> **Directions**: Repeat exactly the lines of the listing below, please, starting with the first and ending with the line containing "porosity_ticks = [0, 10, 20, 30, 40]"; leave out the rest.

> **Supplied material**:
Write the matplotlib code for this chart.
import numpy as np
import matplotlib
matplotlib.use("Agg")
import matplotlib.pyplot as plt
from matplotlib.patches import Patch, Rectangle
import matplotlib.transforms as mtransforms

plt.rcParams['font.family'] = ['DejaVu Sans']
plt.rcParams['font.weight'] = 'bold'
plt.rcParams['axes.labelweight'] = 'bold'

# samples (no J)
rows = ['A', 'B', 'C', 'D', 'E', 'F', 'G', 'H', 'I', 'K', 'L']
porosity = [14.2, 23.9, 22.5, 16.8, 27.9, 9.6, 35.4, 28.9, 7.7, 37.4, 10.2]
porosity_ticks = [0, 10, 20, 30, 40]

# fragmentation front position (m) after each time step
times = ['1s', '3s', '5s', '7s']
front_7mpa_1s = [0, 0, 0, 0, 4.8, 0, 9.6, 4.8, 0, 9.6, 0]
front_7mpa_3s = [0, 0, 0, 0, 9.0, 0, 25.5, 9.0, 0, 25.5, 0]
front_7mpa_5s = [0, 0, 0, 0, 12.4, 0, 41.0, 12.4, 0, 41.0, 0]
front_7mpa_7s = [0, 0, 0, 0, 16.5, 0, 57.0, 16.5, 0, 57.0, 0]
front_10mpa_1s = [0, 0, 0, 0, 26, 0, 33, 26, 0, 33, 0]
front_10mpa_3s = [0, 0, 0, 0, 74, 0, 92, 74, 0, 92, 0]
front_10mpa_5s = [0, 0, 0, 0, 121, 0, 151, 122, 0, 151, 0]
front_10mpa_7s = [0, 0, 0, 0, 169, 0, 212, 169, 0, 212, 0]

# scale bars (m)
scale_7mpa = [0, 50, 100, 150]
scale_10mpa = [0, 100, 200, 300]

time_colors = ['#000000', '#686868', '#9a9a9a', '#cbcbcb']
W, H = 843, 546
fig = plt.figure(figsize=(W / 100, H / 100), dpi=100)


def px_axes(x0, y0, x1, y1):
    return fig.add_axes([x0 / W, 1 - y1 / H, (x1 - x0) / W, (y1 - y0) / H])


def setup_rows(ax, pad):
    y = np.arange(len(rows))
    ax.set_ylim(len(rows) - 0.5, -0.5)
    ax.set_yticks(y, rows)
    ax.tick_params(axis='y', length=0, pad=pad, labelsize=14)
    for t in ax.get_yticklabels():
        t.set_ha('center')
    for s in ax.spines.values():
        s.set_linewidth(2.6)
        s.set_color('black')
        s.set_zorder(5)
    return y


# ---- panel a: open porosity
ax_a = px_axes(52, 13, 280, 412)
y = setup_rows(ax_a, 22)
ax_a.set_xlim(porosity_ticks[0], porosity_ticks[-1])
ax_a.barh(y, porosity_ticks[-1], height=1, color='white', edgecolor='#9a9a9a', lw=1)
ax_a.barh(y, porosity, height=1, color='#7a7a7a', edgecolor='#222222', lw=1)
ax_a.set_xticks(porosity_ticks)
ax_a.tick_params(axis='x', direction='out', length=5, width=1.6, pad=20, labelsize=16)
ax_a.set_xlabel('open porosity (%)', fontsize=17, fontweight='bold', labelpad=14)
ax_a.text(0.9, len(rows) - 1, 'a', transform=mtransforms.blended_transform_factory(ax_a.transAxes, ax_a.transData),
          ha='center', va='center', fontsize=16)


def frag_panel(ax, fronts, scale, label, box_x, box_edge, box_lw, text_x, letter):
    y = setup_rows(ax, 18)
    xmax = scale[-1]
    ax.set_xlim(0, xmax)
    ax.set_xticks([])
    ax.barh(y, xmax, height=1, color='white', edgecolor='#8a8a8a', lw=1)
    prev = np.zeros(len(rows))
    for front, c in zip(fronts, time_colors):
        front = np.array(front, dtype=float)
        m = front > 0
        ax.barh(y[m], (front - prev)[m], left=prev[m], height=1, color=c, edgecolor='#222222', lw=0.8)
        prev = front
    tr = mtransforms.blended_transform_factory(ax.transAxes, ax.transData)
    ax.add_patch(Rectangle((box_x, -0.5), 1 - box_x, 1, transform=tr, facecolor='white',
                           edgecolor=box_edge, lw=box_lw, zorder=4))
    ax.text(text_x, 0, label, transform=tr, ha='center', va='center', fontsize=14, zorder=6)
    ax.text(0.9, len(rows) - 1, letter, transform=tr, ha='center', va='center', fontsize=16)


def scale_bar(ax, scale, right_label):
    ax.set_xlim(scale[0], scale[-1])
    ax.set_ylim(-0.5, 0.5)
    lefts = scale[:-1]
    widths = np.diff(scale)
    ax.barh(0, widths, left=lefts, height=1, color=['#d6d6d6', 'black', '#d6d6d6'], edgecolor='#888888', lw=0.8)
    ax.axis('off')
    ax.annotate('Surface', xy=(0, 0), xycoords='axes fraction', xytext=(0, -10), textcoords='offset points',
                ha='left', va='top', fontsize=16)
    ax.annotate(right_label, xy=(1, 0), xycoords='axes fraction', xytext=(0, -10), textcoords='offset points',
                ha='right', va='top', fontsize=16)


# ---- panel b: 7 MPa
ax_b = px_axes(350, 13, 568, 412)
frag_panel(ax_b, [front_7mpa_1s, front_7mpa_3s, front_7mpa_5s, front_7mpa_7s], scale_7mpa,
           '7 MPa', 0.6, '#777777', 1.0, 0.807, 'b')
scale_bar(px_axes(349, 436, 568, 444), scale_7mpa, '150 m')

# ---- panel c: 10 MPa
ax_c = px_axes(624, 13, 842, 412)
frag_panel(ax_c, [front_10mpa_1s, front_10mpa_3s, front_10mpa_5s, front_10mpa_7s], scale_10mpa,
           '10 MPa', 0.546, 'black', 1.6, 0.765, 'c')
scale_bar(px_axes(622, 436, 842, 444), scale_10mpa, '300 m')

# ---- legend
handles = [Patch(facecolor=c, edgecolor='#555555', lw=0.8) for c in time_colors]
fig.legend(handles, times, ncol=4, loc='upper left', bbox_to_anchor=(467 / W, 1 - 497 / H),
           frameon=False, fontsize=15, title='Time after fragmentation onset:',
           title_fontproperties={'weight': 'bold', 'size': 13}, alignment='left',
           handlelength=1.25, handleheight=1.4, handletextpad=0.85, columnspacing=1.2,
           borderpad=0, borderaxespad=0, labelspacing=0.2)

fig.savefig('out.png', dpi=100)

> **Solution below**:
Write the matplotlib code for this chart.
import numpy as np
import matplotlib
matplotlib.use("Agg")
import matplotlib.pyplot as plt
from matplotlib.patches import Patch, Rectangle
import matplotlib.transforms as mtransforms

plt.rcParams['font.family'] = ['DejaVu Sans']
plt.rcParams['font.weight'] = 'bold'
plt.rcParams['axes.labelweight'] = 'bold'

# samples (no J)
rows = ['A', 'B', 'C', 'D', 'E', 'F', 'G', 'H', 'I', 'K', 'L']
porosity = [14.2, 23.9, 22.5, 16.8, 27.9, 9.6, 35.4, 28.9, 7.7, 37.4, 10.2]
porosity_ticks = [0, 10, 20, 30, 40]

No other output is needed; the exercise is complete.